Dual-reaction-centre enabled concurrent N–C–N coupling for effective urea electrosynthesis†
Abstract
Electrocatalytic C–N coupling offers a promising approach to producing urea economically and sustainably. However, the process is often hindered by complex reaction mechanisms and a lack of spatial functional differentiation between CO2 reduction and C–N coupling in catalysts. To address this issue, we propose designing dual-reaction-centre catalysts (DRCCs) with two spatially independent active sites, each dedicated to a critical reaction step. Through high-throughput methods and theoretical simulations, fifteen 2D metal–organic frameworks PcTM1–O8–TM2 complexes are identified, where TM1 = Ti, V, Cr, Mo, Tc and TM2 = Mn, Cr, Fe.
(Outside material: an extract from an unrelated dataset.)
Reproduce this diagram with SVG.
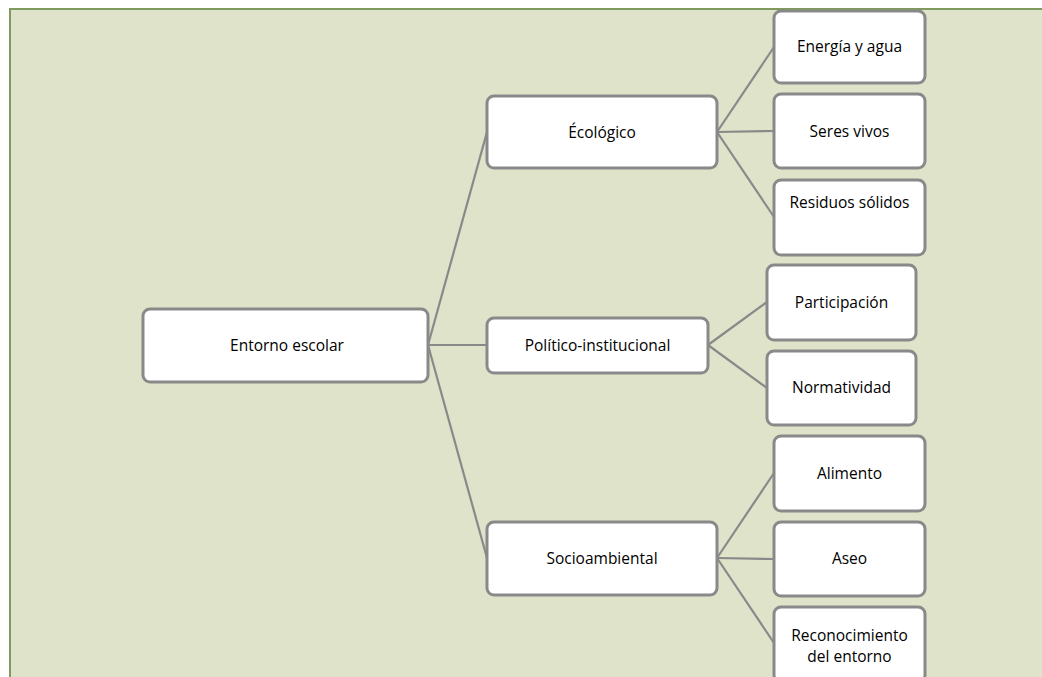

These frameworks enable the synchronous activation of NO and CO2 on separate active centres, facilitating a concurrent N–C–N coupling mechanism. The CO produced by CO2 reduction at the TM2 site preferentially inserts into *NO–NO at the TM1 site, forming a unique *NOCONO precursor. The low onset potentials, reasonable kinetic barriers for N–C–N coupling, and high stability and selectivity of these DRCCs demonstrate outstanding catalytic performance comparable to the benchmark PdCu alloy.